Sejak 3 Februari 2022, hadir tarif baru yang berlaku, yakni bagi PRT berhak mendapatkan upah minimum R23,19 atau sekitar Rp21.000 perjamnya. Jam kerjanya maksimal 45 jam per minggu. Jika lebih dari jam kerja yang berlaku, maka masuk dalam lembur dan upahnya dihitung 1,5 kali lipat dari upah per jam.
Hari Minggu dihitung 2 kali lipat upah per jam. Sedangkan mereka yang bekerja pada hari libur nasional, upahnya dihitung atas upah satu hari tambahan, R185,52 untuk 8 jam kerja.
Di New York lebih spesifik lagi. Sejak tahun 2010, bukan hanya jam kerja dan gaji, di bawah UU Perburuhan negara bagian ini, PRT bahkan memperoleh perlindungan terhadap bentuk pelecehan tertentu dan perlindungan jika pegawai mengadukan majikannya yang melecehkannya.
Begitu juga PRT memperoleh asuransi kompensasi apabila mengalami cedera dan asuransi tunjangan jika pekerja terluka atau jatuh sakit yang berakibat tidak bisa masuk kerja selama lebih dari tujuh hari.
Berdasarkan data Labour Right Index 2020, Indonesia mendapatkan skor 60.5 atau digolongkan akses mendapatkan pekerjaan yang layak masih terbatas.
Padahal, salah satu poin 8 dari Tujuan Pembangunan Berkelanjutan ialah menciptakan lapangan kerja yang layak bagi semua. International Labour Organization (ILO) di tahun 2015 mengungkapkan, jumlah PRT di tanah air sekitar 4,2 juta orang.
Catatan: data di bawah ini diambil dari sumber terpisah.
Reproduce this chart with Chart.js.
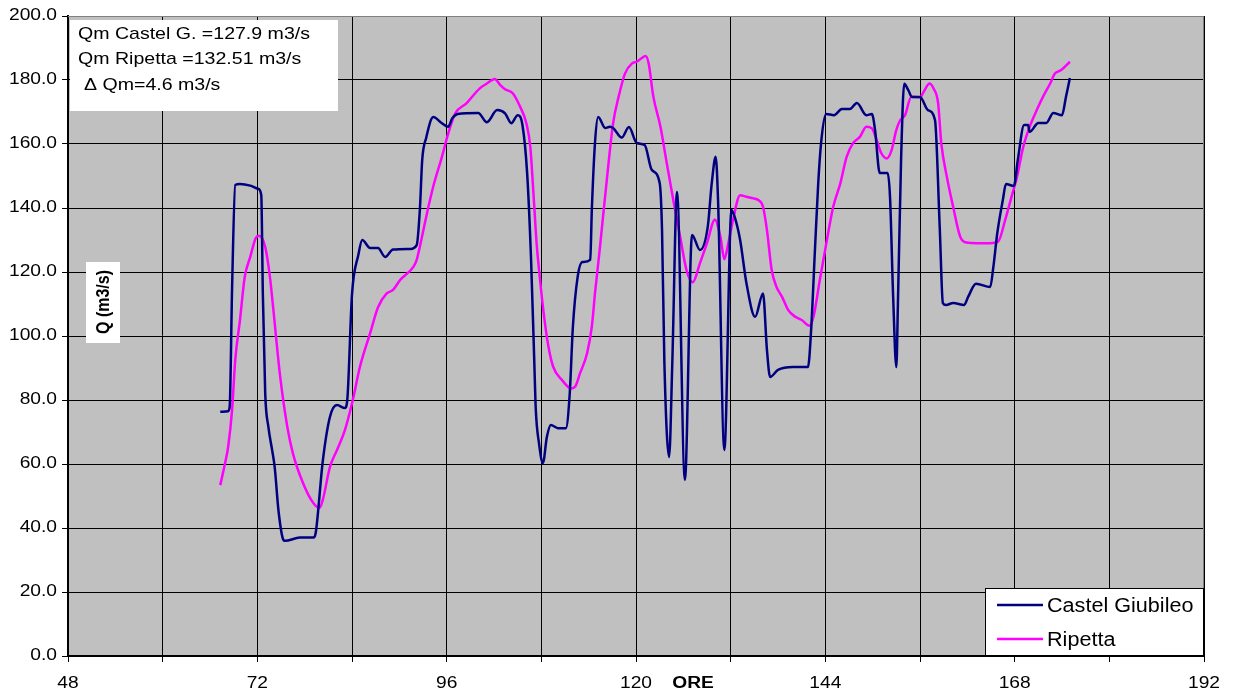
<!DOCTYPE html>
<html><head><meta charset="utf-8">
<script src="https://cdn.jsdelivr.net/npm/chart.js@4"></script>
<style>html,body{margin:0;padding:0;background:#fff;}#wrap{width:1235px;height:700px;position:relative;}</style>
</head><body><div id="wrap"><canvas id="c" width="1235" height="700"></canvas></div>
<script>
// ---- data (hours, discharge m3/s) ----
const castelHours = [67.3,68.3,68.5,68.8,69.2,69.8,71.1,72.1,72.5,72.7,73.0,73.4,73.9,74.2,74.7,75.3,75.5,77.4,79.1,79.4,
  80.3,81.2,82.1,83.1,83.4,84.0,84.8,85.3,86.3,87.3,88.2,89.2,91.4,92.2,92.6,92.9,93.4,94.3,95.4,96.2,
  96.7,97.4,100.0,101.1,102.4,103.4,104.2,105.0,105.6,106.2,106.7,107.1,107.3,107.7,108.2,108.7,109.2,110.1,111.1,111.6,
  112.0,112.6,113.2,114.2,114.4,114.8,115.2,116.1,116.7,117.1,118.2,119.1,120.1,121.1,122.0,123.0,123.3,123.6,124.2,124.6,
  125.2,126.2,127.1,128.1,129.1,129.6,130.1,130.4,131.2,132.1,132.5,133.2,134.0,135.1,136.1,136.6,137.0,138.0,139.9,141.8,
  142.2,142.7,143.1,143.5,144.1,145.1,146.1,147.1,148.0,149.2,149.9,150.3,150.9,151.9,152.2,152.6,153.0,153.2,153.6,154.0,
  154.5,155.0,156.0,157.0,157.9,158.5,158.9,159.3,160.2,161.6,162.1,163.1,164.9,165.3,165.8,166.5,166.9,167.9,168.4,169.2,
  169.7,169.9,171.0,172.0,172.9,174.0,174.5,175.0];
const castelQ = [76.3,76.5,78,115,147.2,147.5,147,146,144,113,82,71.6,64,59,45,36.3,36,37,37,38.5,
  61,74.7,78.4,77.5,80,113,125.3,130,127.5,127.5,124.7,127,127.2,128.4,139.4,155,161.9,168.4,166.5,165.4,
  168,169.4,169.7,166.8,170.6,169.6,166.5,169,166,150.9,123.8,92.5,76.9,66.5,60.3,68.4,72.2,71.2,71.2,82,
  102.9,118.4,123.1,123.8,139.4,160.3,168.4,165,165.4,165,162,165.3,160.3,159.7,151.9,147.8,133,91.5,62.2,91.5,
  145,55,131.6,126.9,134.2,147.7,156,142.5,64.4,139.4,137.3,130,116.5,106,113.3,95.6,87.2,89.4,90.3,90.3,
  101.9,127.8,147.8,161.3,169.4,169,170.9,170.9,172.8,169,169.4,164.4,150.9,150.9,143.4,112,90.3,110,155,178.8,
  176.9,174.7,174.7,170.6,167.5,134,110.3,109.7,110.3,109.7,112.2,116.3,115.3,121.6,132.2,142.5,147.5,146.9,155,165.9,
  165.9,163.8,166.6,166.6,169.7,169,174.7,180.6];

const ripettaHours = [67.3,68.0,68.3,68.8,69.2,69.8,70.4,71.1,71.8,72.2,73.0,73.6,74.0,74.9,75.8,76.5,77.8,79.1,79.9,80.3,
  81.2,82.1,83.1,84.1,85.0,86.3,87.3,88.4,89.2,90.1,91.8,92.2,92.6,93.5,94.3,95.4,96.2,97.1,98.5,100.2,
  101.1,102.1,102.8,103.4,104.4,105.3,106.1,106.6,107.0,107.4,107.8,108.3,108.9,109.5,110.6,111.8,112.3,112.9,113.8,114.4,
  114.8,115.4,116.3,117.1,117.8,118.6,119.5,120.1,120.7,121.2,121.6,122.2,123.1,123.9,124.8,125.6,126.4,127.2,128.1,129.0,
  130.0,130.7,131.2,131.7,132.3,133.2,134.0,134.9,135.5,136.1,136.6,137.2,137.8,138.5,139.3,140.2,141.0,142.0,142.5,143.3,
  144.2,145.0,145.9,146.7,147.5,148.4,149.2,149.9,150.5,151.1,151.8,152.4,153.0,153.5,154.1,154.9,156.0,156.6,157.2,157.7,
  158.3,158.7,159.4,160.2,161.1,161.9,163.2,164.9,165.9,166.8,167.6,168.3,169.1,169.9,170.8,171.6,172.5,173.1,173.9,175.0];
const ripettaQ = [53.4,61.3,65.3,76.9,92.5,105,118.4,124.7,130.6,131.3,127.8,118.4,109,87.2,71.6,63.4,54,47.8,46.3,48.8,
  59,64.4,70.6,80,90.3,100.9,109,113.3,114.4,117.5,121.7,123.8,127.9,138.3,146.7,156,163.3,169.6,172.7,177.4,
  178.9,180.3,178.4,177.1,175.8,171.7,166.5,159.2,144.6,129,118.5,107.1,96.7,90.4,86.3,83.6,84.2,88.3,94.6,102.9,
  113.3,127,148.8,166.5,174.8,182,185.2,185.7,186.8,187.5,185.2,174.8,165.4,154,141.5,131,120.6,116.8,122.7,129,
  136.3,131,124,129,136.3,144,143.5,143,142.5,140.4,133.1,120.6,115.4,112.3,108.1,106,105,103.2,106,117.5,
  130,140.4,147.7,156,160.2,162.3,165.4,164.9,161.3,157.1,155.5,158.1,164.4,167.5,169,174.8,174.6,176.9,178.9,177.4,
  172.7,160.2,149.8,140.4,131,129.2,129,129,129.5,136.3,143.5,149.8,159.2,165.4,170.6,174.8,178.9,182,183.1,185.7];

const seriesNames = ['Castel Giubileo', 'Ripetta'];
const seriesColors = ['#000080', '#FF00FF'];
const noteLines = ['Qm Castel G. =127.9 m3/s', 'Qm Ripetta =132.51 m3/s', '\u0394 Qm=4.6 m3/s'];
const xTitle = 'ORE';
const yTitle = 'Q (m3/s)';
const xMin = 48, xMax = 192, xStep = 12, xLabelStep = 24;
const yMin = 0, yMax = 200, yStep = 20;

const FONT = '"Liberation Sans", Arial, Helvetica, sans-serif';

function toPts(xs, ys) { return xs.map((x, i) => ({x: x, y: ys[i]})); }

function sText(ctx, text, x, y, font, align, sx) {
  ctx.save();
  ctx.font = font;
  ctx.fillStyle = '#000';
  ctx.textBaseline = 'middle';
  ctx.textAlign = 'left';
  const w = ctx.measureText(text).width * sx;
  let px = x;
  if (align === 'center') px = x - w / 2;
  else if (align === 'right') px = x - w;
  ctx.translate(px, y);
  ctx.scale(sx, 1);
  ctx.fillText(text, 0, 0);
  ctx.restore();
}

const bgPlugin = {
  id: 'bg',
  beforeDraw(chart) {
    const {ctx, chartArea: a} = chart;
    ctx.save();
    ctx.fillStyle = '#fff';
    ctx.fillRect(0, 0, chart.width, chart.height);
    ctx.fillStyle = '#C0C0C0';
    ctx.fillRect(a.left, a.top, a.right - a.left, a.bottom - a.top);
    ctx.restore();
  }
};

const overlayPlugin = {
  id: 'overlay',
  afterDraw(chart) {
    const {ctx, chartArea: a} = chart;
    const xs = chart.scales.x, ys = chart.scales.y;
    ctx.save();
    // top/right border of plot
    ctx.strokeStyle = '#808080';
    ctx.lineWidth = 1;
    ctx.beginPath();
    ctx.moveTo(a.left, a.top + 0.5); ctx.lineTo(a.right, a.top + 0.5);
    ctx.moveTo(a.right - 0.5, a.top); ctx.lineTo(a.right - 0.5, a.bottom);
    ctx.stroke();

    // tick labels (drawn from the scales' own ticks, horizontally stretched like the original)
    const tf = '16px ' + FONT;
    xs.ticks.forEach(t => {
      if (t.value % xLabelStep === 0) sText(ctx, String(t.value), xs.getPixelForValue(t.value), 684, tf, 'center', 1.2);
    });
    ys.ticks.forEach(t => {
      sText(ctx, Number(t.value).toFixed(1), a.left - 11, ys.getPixelForValue(t.value), tf, 'right', 1.2);
    });

    // note box
    ctx.fillStyle = '#fff';
    ctx.fillRect(a.left + 2, a.top + 4, 268, 91);
    const f = '17px ' + FONT;
    sText(ctx, noteLines[0], a.left + 10, a.top + 18, f, 'left', 1.15);
    sText(ctx, noteLines[1], a.left + 10, a.top + 43, f, 'left', 1.15);
    sText(ctx, noteLines[2], a.left + 16, a.top + 69, f, 'left', 1.15);

    // y title
    ctx.fillStyle = '#fff';
    ctx.fillRect(86, 262, 34, 81);
    ctx.save();
    ctx.translate(104, 302);
    ctx.rotate(-Math.PI / 2);
    ctx.scale(1, 1.2);
    ctx.font = 'bold 16px ' + FONT;
    ctx.fillStyle = '#000';
    ctx.textAlign = 'center';
    ctx.textBaseline = 'middle';
    ctx.fillText(yTitle, 0, 0);
    ctx.restore();

    // x title
    sText(ctx, xTitle, 693, 684, 'bold 16px ' + FONT, 'center', 1.2);

    // legend
    const lx = 985, ly = 588, lw = a.right - lx, lh = a.bottom - ly;
    ctx.fillStyle = '#fff';
    ctx.fillRect(lx, ly, lw, lh);
    ctx.strokeStyle = '#000';
    ctx.lineWidth = 1;
    ctx.strokeRect(lx + 0.5, ly + 0.5, lw - 1, lh - 1);
    const rows = [605, 639];
    for (let i = 0; i < 2; i++) {
      ctx.strokeStyle = seriesColors[i];
      ctx.lineWidth = 2.5;
      ctx.beginPath();
      ctx.moveTo(997, rows[i]); ctx.lineTo(1043, rows[i]);
      ctx.stroke();
      sText(ctx, seriesNames[i], 1047, rows[i] + 1, '20px ' + FONT, 'left', 1.08);
    }
    ctx.restore();
  }
};

new Chart(document.getElementById('c'), {
  type: 'line',
  data: {
    datasets: [
      {label: seriesNames[0], data: toPts(castelHours, castelQ), borderColor: seriesColors[0],
       borderWidth: 2.5, pointRadius: 0, cubicInterpolationMode: 'monotone', fill: false},
      {label: seriesNames[1], data: toPts(ripettaHours, ripettaQ), borderColor: seriesColors[1],
       borderWidth: 2.5, pointRadius: 0, cubicInterpolationMode: 'monotone', fill: false}
    ]
  },
  options: {
    responsive: false,
    animation: false,
    devicePixelRatio: 1,
    layout: {padding: {top: 16, right: 31, left: 0, bottom: 0}},
    plugins: {legend: {display: false}, tooltip: {enabled: false}},
    scales: {
      x: {
        type: 'linear', min: xMin, max: xMax,
        afterFit(s) { s.height = 44; },
        ticks: {stepSize: xStep, autoSkip: false, maxRotation: 0, color: 'rgba(0,0,0,0)', padding: 10,
          font: {family: FONT, size: 16},
          callback: v => (v % xLabelStep === 0 ? String(v) : '')},
        grid: {color: '#000', lineWidth: 1, tickLength: 6, drawTicks: true},
        border: {color: '#000', width: 2}
      },
      y: {
        min: yMin, max: yMax,
        afterFit(s) { s.width = 68; },
        ticks: {stepSize: yStep, color: 'rgba(0,0,0,0)', padding: 6, font: {family: FONT, size: 16},
          callback: v => Number(v).toFixed(1)},
        grid: {color: '#000', lineWidth: 1, tickLength: 6, drawTicks: true},
        border: {color: '#000', width: 2}
      }
    }
  },
  plugins: [bgPlugin, overlayPlugin]
});
</script></body></html>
Angkanya diperkirakan terus meningkat.
ILO memperkirakan, jumlah pekerja domestik di seluruh dunia mencapai 67 juta orang. Pekerja rumah tangga adalah bagian penting dari angkatan kerja global dalam pekerjaan informal dan masuk ke dalam kelompok pekerja paling rentan.
Mereka bekerja untuk rumah tangga pribadi, seringkali tanpa syarat kerja yang jelas, tidak terdaftar, dan dikecualikan dalam ruang lingkup UU ketenagakerjaan.
Ini yang dialami oleh PRT di tanah air. Mereka tidak dilindungi oleh UU No. 13 Tahun 2003 tentang Ketenagakerjaan.
Tahun lalu, kisah miris terkuak dari seorang Asisten Rumah Tangga (ART) berinisial EAS yang mengalami kekerasan fisik dan dipaksa makan kotoran kucing oleh majikannya. Selama 13 bulan bekerja, dia juga hanya menerima gaji satu kali saja. Itu pun tidak sesuai dengan kesepakatan awal.
EAS bukan satu-satunya korban kekerasan sebagai PRT. Masih banyak kasus lain baik di tanah air maupun yang mencoba mengubah nasib menjadi Tenaga Kerja Indonesia di luar negeri.
Tingginya jumlah PRT di tanah air, namun tanpa adanya perlindungan hukum yang jelas, nasibnya menjadi terlunta-lunta. Dengan disahkannya RUU tersebut, maka mulai dari upah, waktu kerja, cuti, hingga pelatihan akan turut diatur. Dan, ini juga akan membuat mereka memperoleh hak yang layak.